There have been so many trips to London and for so many reasons, I have picked only a select few to briefly tell you about. But there is more to going to London to see bands or meet The Queen. I could sit here and say, "It's just so great - there's just something about it," but I won't. Instead, I'm going to tell you, my faithful blogerettes, in the first draft of a spontaneously written poem this very day:


is alive with a million different tales
sliced through in any direction,
every kind of human of inbetween
sexual persuasions to the very extreme.

thrives on energy and motion, jams and crams
it never sleeps, there is always room
to do your thing or find a cause to join,
everyone with a point and pound to lose.

On hot sticky days and cool adrenalin nights
get burnt in a park or hide in the Tube
watch all the people and wonder why
working and living is worth the while.

Where English is not the main language
and Leicester Square is chock-a-block
with tourists and junkies and people like me,
musicians and actors, West End jubilee.

It is what you make it just get up and go,
take a walk by the river and take in the view,
sit in Camden drink out the old,
it's not drowning and it's not dead.

I overheard a conversation in work I'm not sure if I was meant to. It may be that I get my request after all, after hearing of a possible swap with another member of staff who isn't happy with his placement. A direct swap would mean both of us are happy and things may iron out to be okay. We shall see what transpires.

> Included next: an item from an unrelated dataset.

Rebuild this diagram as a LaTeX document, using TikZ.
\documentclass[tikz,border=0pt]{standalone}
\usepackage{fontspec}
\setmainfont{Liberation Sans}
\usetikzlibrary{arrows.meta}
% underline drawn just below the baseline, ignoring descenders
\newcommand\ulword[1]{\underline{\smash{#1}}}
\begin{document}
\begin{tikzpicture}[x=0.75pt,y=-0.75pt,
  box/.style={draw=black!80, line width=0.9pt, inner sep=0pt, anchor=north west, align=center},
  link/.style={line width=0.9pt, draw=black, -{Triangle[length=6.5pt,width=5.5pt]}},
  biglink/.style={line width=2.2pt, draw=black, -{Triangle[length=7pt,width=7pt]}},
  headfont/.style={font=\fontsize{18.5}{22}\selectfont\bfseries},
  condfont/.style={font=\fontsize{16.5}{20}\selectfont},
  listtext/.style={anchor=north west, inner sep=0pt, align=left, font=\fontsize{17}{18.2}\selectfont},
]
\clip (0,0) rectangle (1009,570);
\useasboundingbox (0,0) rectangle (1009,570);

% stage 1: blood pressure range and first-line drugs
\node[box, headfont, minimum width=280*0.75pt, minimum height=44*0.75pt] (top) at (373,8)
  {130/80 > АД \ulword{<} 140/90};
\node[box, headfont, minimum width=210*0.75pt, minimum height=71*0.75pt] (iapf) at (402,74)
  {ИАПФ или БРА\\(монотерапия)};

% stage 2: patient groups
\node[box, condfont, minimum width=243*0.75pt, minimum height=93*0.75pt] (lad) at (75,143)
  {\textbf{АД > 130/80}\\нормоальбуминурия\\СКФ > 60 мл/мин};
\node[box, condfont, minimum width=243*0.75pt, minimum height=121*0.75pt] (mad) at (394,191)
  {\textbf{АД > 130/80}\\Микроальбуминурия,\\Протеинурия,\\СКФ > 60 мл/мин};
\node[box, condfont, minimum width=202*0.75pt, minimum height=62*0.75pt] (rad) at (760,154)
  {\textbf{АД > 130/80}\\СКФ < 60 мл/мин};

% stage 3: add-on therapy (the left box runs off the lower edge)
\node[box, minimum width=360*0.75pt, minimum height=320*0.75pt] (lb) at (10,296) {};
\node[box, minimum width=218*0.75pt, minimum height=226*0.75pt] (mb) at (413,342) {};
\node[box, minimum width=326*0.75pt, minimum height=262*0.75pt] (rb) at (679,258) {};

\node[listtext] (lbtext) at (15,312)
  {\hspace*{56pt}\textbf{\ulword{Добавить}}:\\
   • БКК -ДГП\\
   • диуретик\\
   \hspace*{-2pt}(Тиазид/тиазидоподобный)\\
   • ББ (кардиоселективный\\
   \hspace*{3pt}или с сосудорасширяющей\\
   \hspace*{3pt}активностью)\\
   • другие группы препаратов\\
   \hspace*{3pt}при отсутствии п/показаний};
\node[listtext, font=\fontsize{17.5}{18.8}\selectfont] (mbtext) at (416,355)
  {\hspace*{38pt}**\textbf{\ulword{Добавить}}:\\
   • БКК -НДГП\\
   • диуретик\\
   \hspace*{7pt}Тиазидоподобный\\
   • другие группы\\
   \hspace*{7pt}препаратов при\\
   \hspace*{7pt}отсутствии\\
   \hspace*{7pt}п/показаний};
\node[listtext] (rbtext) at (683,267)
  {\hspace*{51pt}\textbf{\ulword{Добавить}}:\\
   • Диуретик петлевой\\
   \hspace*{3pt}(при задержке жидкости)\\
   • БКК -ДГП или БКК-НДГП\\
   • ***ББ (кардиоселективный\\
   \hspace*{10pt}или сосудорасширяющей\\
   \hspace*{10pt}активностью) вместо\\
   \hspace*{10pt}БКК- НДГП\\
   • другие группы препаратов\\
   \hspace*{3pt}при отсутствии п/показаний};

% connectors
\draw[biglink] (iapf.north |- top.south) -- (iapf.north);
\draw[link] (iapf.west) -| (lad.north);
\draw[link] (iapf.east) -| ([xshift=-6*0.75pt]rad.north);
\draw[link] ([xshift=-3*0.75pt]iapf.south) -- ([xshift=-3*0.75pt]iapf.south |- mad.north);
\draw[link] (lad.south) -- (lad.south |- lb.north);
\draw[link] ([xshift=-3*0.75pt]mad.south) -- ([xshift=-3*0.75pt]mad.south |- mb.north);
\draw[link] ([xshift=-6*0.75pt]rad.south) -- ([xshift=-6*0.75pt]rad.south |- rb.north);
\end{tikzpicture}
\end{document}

The Edinburgh Evening News ran an article today about next month's Leith Festival. There are some interesting attractions for a writer; poetry slams and other writing events.

The website has been updated with all this years events and I hope to get to some of them, particularly the Scottish Writer's talk with Louise Welch and the poetry slam.

I finished the article on e-book creation over lunch. Now I need to proofread it and find a market.

Back on the subject of George Galloway - friend of Muslims and enemy of Jeremy Paxman - I dug this out from one of the Respect Party campaign newspapers, justifying Galloway's decision to stand as candidate for Bethnal Green and not in his old constituency in Glasgow.

Pointing out that boundary changes meant he would have to contest his old seat in Glasgow with Labour's Mohammed Sarwar, one of the few if not the only Muslim MP in the UK, Galloway said that was "something he was not prepared to do."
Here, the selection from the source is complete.